Godzilla QE Bets Have Calls for Japan Stock Rally Growing Louder

May 20, 2014 7:16 pm ET

(For more Market Line columns, see NI MKTLINE or e-mail mregan12@bloomberg.net to receive daily in your inbox.)

May 21 (Bloomberg) -- Here are two things that are rare in Tokyo: Godzilla talks out his problems with other monsters peacefully, and Japan’s stocks trade at a discount to the U.S.

The latter is true these days for the first time since October 2012 as the Nikkei 225 Stock Average’s 14 percent plunge this year leaves it at 15.9 times forecast earnings, compared with about 16 times for the S&P 500 as of yesterday’s open. While the discount is small, it’s notable how infrequently it occurs.

In 2012, the discount lasted for about five months and preceded a 57 percent rally in the Nikkei 225 in 2013 that almost doubled the S&P 500’s 30 percent gain for the year. The bad news, of course, was that most of the outperformance was due to a weakening yen. In dollar terms, the Nikkei 225 rose 28 percent last year.

The previous occurrence of any considerable length lasted for about half of October in 2008, which is also the last time Japan’s valuation was lower on a trailing basis.
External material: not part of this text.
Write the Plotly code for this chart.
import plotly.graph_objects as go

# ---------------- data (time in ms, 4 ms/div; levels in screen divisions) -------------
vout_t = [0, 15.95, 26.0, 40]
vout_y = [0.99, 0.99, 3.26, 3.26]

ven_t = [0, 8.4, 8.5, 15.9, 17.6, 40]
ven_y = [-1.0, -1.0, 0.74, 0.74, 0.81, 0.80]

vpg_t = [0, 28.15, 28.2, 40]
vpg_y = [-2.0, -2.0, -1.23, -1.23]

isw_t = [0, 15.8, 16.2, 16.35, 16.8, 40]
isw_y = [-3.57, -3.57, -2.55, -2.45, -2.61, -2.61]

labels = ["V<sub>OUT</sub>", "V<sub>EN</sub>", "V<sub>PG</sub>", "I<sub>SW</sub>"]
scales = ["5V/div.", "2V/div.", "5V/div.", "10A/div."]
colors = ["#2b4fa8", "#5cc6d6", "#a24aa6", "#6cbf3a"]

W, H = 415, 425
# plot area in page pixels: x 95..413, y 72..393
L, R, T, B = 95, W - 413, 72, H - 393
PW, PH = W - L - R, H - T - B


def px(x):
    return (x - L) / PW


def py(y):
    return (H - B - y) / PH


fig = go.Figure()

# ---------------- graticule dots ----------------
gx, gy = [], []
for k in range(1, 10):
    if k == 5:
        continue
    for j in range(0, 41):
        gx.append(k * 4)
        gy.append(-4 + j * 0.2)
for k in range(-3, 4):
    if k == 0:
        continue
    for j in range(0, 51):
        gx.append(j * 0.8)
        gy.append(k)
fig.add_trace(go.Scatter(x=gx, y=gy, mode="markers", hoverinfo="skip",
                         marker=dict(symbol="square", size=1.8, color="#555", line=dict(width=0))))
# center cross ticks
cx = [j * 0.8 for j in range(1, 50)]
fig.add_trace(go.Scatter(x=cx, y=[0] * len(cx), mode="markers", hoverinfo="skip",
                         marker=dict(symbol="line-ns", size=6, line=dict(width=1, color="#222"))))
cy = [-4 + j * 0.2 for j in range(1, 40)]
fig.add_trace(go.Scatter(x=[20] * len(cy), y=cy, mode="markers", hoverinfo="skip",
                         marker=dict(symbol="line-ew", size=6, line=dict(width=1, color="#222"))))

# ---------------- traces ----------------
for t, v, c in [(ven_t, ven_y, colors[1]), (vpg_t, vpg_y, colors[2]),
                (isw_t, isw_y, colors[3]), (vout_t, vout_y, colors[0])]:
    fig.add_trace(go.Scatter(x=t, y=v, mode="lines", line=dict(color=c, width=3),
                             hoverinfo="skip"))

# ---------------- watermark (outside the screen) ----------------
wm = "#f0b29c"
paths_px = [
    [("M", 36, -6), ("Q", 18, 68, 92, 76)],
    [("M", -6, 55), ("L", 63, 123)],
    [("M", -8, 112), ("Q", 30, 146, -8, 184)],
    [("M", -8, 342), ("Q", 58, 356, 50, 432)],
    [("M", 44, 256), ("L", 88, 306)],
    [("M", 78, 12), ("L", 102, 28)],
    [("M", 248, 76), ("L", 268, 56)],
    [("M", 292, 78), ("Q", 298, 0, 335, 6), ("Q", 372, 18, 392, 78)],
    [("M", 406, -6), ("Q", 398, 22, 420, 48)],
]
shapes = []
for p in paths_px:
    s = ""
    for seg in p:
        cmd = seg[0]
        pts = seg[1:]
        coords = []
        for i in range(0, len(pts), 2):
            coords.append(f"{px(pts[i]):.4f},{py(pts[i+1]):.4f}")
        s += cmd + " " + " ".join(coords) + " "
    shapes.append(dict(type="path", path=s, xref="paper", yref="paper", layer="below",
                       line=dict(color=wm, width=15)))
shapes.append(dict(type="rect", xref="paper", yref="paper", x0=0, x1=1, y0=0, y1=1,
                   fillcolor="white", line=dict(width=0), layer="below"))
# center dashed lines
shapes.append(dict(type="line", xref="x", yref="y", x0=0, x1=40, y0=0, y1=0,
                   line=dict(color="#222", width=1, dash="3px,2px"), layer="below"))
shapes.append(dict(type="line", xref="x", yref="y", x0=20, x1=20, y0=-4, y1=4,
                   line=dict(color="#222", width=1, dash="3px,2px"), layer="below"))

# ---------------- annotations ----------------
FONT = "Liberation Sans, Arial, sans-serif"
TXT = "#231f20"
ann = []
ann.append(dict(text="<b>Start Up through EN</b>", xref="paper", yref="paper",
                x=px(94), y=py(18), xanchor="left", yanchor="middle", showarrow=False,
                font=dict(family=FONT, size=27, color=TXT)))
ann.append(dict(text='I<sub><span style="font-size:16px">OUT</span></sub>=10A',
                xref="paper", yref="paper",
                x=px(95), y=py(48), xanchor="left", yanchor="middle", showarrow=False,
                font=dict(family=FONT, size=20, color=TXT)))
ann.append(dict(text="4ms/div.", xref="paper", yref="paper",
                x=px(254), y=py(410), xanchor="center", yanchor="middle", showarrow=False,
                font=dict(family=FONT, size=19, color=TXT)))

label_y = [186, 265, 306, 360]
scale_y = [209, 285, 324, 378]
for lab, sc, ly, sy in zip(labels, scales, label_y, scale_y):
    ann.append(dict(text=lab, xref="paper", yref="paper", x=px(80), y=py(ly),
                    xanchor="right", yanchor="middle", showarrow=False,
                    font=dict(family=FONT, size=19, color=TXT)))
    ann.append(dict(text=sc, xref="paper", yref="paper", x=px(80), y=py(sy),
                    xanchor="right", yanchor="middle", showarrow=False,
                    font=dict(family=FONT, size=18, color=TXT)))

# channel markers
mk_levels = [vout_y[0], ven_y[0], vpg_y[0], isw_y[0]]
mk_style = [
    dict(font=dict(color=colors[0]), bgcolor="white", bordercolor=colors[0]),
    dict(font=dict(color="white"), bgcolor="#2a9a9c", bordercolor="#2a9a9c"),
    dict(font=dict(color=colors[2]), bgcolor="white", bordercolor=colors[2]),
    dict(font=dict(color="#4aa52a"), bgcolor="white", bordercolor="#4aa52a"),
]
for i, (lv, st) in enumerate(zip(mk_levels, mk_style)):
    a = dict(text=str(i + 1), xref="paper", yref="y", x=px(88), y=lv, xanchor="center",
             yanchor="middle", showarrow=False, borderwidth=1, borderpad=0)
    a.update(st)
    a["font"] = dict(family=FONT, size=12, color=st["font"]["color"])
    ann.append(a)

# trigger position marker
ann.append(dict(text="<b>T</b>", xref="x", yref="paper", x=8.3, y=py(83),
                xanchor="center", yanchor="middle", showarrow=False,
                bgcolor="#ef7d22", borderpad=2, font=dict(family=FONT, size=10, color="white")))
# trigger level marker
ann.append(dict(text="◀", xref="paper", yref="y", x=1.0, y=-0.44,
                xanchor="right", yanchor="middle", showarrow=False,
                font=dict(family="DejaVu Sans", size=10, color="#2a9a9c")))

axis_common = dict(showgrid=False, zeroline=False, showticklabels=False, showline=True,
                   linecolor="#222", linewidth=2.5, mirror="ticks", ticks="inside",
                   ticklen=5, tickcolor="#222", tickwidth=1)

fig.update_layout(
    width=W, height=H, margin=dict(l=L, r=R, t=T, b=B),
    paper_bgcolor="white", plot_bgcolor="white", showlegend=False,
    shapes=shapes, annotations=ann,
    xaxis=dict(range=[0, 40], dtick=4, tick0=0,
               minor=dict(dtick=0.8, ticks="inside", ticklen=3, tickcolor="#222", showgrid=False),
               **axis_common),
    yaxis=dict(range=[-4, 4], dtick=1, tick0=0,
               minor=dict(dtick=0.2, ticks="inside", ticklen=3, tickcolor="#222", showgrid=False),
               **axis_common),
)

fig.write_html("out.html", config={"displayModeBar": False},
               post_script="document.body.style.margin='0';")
The Nikkei beat the S&P 500 by 10 percentage points from the end of October 2008 through October 2009. Priced in dollars, it beat the U.S. benchmark by 21 percentage points.

Godzilla-Sized

Increases in earnings estimates, coupled with lower valuations and the drop in stock prices, make Japan’s equities the most attractive on Oppenheimer & Co.’s rank of 30 countries, according to a report this week from the firm’s portfolio strategist Andrew Burkly.

A “Godzilla-sized quantitative easing” program, along with other factors such as a push by government pension funds into stocks, could lead to a “blockbuster summer” for Japanese equities, according to Jeff Kleintop, chief market strategist at LPL Financial LLC in Boston, who is clearly excited about the return of the Japanese monster to theaters.

This year’s dip in stocks and economic headwinds from higher consumer taxes may lower Japanese policymakers’ confidence and prompt an extension of quantitative easing beyond 2014, according to Kleintop. That, he said, “could be the key to turning around Japan’s stock market.” The announcement of extended stimulus may happen as early as today, though it’s more likely to occur in the summer, he wrote.

Strategists’ forecasts for the Nikkei 225 have come down this year, yet still call for a big rebound from current levels. The average estimate in a Bloomberg survey forecasts an 8.8 percent gain from yesterday’s close to 15,317 by the end of June. The gauge is seen climbing 21 percent to 17,100 by the end of the year, according to the average of 11 estimates. At the beginning of the year, strategists projected a 2.7 percent rise to 16,738 by June 30 and a 2014 increase of 6.4 percent.

The big question is whether the rebound would need to rely solely on a weaker yen that reduces returns in dollar terms.

But with this year’s version of “Godzilla” providing some economic stimulus to the world’s movie houses, maybe it’s time for Japan’s equities to lift their heads out of the water too.